While the current price of oil is artificial the actual end of the age of cheap oil is very near. The proverbial peak in oil production may be a couple years away but the potential for oil demand to exceed oil production is much closer.
Late Friday China said oil consumption would climb by +5% per year through 2015 to reach 10.5 mbpd. Since it has already grown by +4.5% in 2007 just through June the odds are very good that estimate is too low. In 2005 China's rate of consumption was 6.5 mbpd and growing by +7.5% per year. If we extrapolate their growth by a more reasonable 7.5% per year that translates to 13.5 mbpd in 2015. China expects automobiles to surpass the 100 million mark in China by 2015. That is up from barely 2 million only a decade ago.

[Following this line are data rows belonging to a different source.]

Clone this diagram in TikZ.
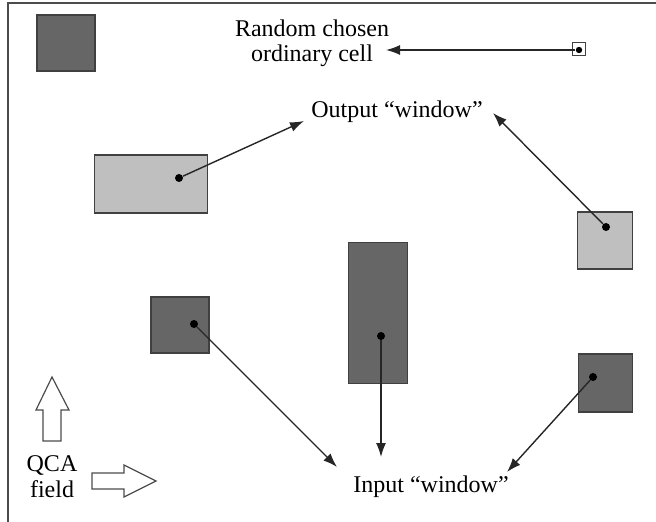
\documentclass[tikz,border=0pt]{standalone}
\usepackage{fontspec}
\setmainfont{Liberation Serif}
\usetikzlibrary{arrows.meta}

\begin{document}
\begin{tikzpicture}[
    x=0.5pt, y=-0.5pt,
    cell/.style={
        draw=black!75,
        line width=0.6pt,
        inner sep=0pt
    },
    darkcell/.style={cell, fill=black!60},
    lightcell/.style={cell, fill=black!25},
    dot/.style={circle, fill=black, inner sep=0pt, minimum size=4pt},
    txt/.style={font=\fontsize{12}{12.85}\selectfont, align=center, inner sep=0pt},
    link/.style={-{Latex[length=7pt,width=5pt]}, line width=0.7pt, draw=black!85},
    hollow/.style={draw=black!70, line width=0.6pt, fill=white}
]

\useasboundingbox (0,0) rectangle (656,522);

% Field border
\draw[black!70, line width=0.8pt] (8,522) -- (8,3) -- (656,3);

% Cells
\node[darkcell, minimum width=29pt, minimum height=28pt] (cellA) at (66,43) {};
\node[lightcell, minimum width=56.5pt, minimum height=29pt] (cellB) at (151,184) {};
\node[lightcell, minimum width=27.5pt, minimum height=28.5pt] (cellC) at (605,240.5) {};
\node[darkcell, minimum width=29pt, minimum height=28pt] (cellD) at (180,325) {};
\node[darkcell, minimum width=29.5pt, minimum height=70.5pt] (cellE) at (378,313) {};
\node[darkcell, minimum width=27pt, minimum height=29pt] (cellF) at (605.5,383) {};
\node[cell, fill=white, line width=0.8pt, minimum size=6.5pt] (cellG) at (579,49) {};

% Dots
\node[dot] (dotB) at (179,178) {};
\node[dot] (dotC) at (606,227) {};
\node[dot] (dotD) at (194,324) {};
\node[dot] (dotE) at (381,336) {};
\node[dot] (dotF) at (593,377) {};
\node[dot, minimum size=3.2pt] (dotG) at (579,50) {};

% Texts (base anchor sits on the last line)
\node[txt, anchor=base] (chosen) at (312,62) {Random chosen\\ordinary cell};
\node[txt, anchor=base] (output) at (397,118) {Output “window”};
\node[txt, anchor=base] (input) at (431,492) {Input “window”};
\node[txt, anchor=base] (field) at (52,497) {QCA\\field};

% Arrow ends
\coordinate (chosenE) at (386,50);
\coordinate (outW) at (304,121);
\coordinate (outE) at (493,113);
\coordinate (inNW) at (337,467);
\coordinate (inN) at (381,457);
\coordinate (inNE) at (507,472);

% Connectors
\draw[link] (dotG) -- (chosenE);
\draw[link] (dotB) -- (outW);
\draw[link] (dotC) -- (outE);
\draw[link] (dotD) -- (inNW);
\draw[link] (dotE) -- (inN);
\draw[link] (dotF) -- (inNE);

% Field direction arrows
\draw[hollow] (52,377) -- (69,410) -- (61,410) -- (61,441) -- (43,441) -- (43,410) -- (36,410) -- cycle;
\draw[hollow] (156,481) -- (124,465) -- (124,473) -- (92,473) -- (92,489) -- (124,489) -- (124,497) -- cycle;

\end{tikzpicture}
\end{document}
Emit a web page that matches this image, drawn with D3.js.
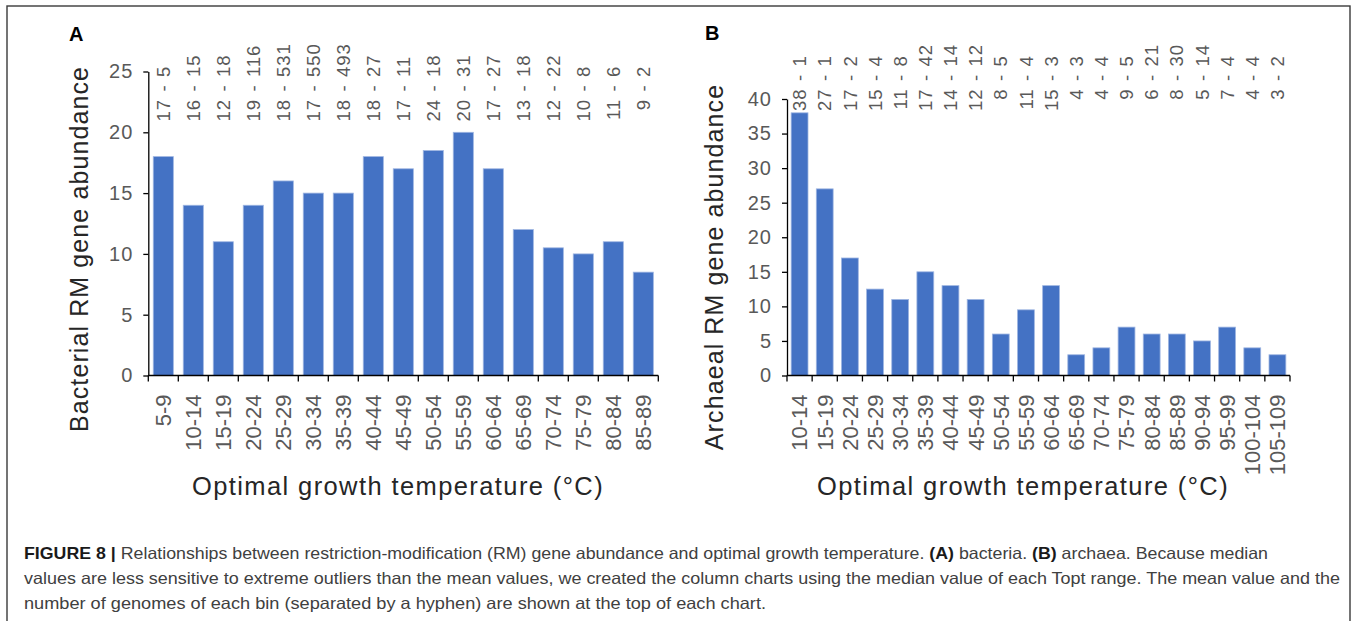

India is also on a strong growth path but several years behind China's feverish pace. The OPEC countries are also growing consumption at a fever pace accounting for 22% of the growth in consumption since 2000 and expected to consume an additional 400,000 bpd in 2007. Gasoline prices are heavily subsidized in most OPEC countries with some selling it for as little as 40 cents per liter. This encourages rampant consumption and rampant growth in these fledgling economies.
If we take the estimated maximum production for 2007Q4 of 86 mbpd and extrapolate these growth trends we get an alarming number. Demand in Q4 is expected to reach 88 mbpd for a short time according to the EIA. Since there are plenty of supplies in storage this is not an insurmountable problem at least this year. However, it will eventually be a major problem. With OPEC (Saudi Arabia really) spending billions of dollars to increase their production from 9.5 mbpd to 12 mbpd by 2010 and another $50 billion to increase it to 15 mbpd by 2020 that sounds like a lot of new production. If they are able to accomplish it this would be a miracle.
Now, take the 86 mbpd maximum production today. Add the 7 mbpd increase in China's demand by 2015, OPEC's 4.0 mbpd increase in demand through 2015, India's 3 mbpd increase and throw in a couple million more for the rest of the world and you have total demand by 2015 of +16 mbpd or 102 mbpd of real daily demand by 2015. To calculate the added production we can give Saudi full credit for jumping to 12.5 mbpd by 2010 or a +3 mbpd increase. Angola can probably add another 1 mbpd and maybe all the rest of the OPEC 12 could manage another 1 mbpd. That is +5 mbpd total and we have not taken anything into account for depletion at the annual 4% historical world average as claimed by BHI, XTO, APA, BP, XOM, etc. Ignoring depletion we need +16 mbpd of new production by 2015 and can only target +5 mbpd from the OPEC 12 by 2010-2012. Obviously we can't ignore depletion (-3 mbpd per year) and we can't ignore falling production in 7 of the OPEC 12 countries. Any way you add it up there is going to be more demand than we have oil production very soon.
Boone Pickens was on CNBC several times this week and he mentioned the 88 mbpd Q4 demand if we have a normal winter and the maximum of 86 mbpd in supply. These are IEA/EIA numbers not his but his point was simple. The countdown has begun to $100 oil and while it is probably not in 2007 it could easily be in 2008.
We may have missed the entry targets we wanted back in early September but we are still early enough in the overall cycle to continue to capitalize on future dips. The future of oil prices is already etched in stone and we should not worry about the week-to-week fluctuations. We will get some entries before the Q4 rally and we will make money. Be patient and the cycle will always reassert itself even if only at a higher level.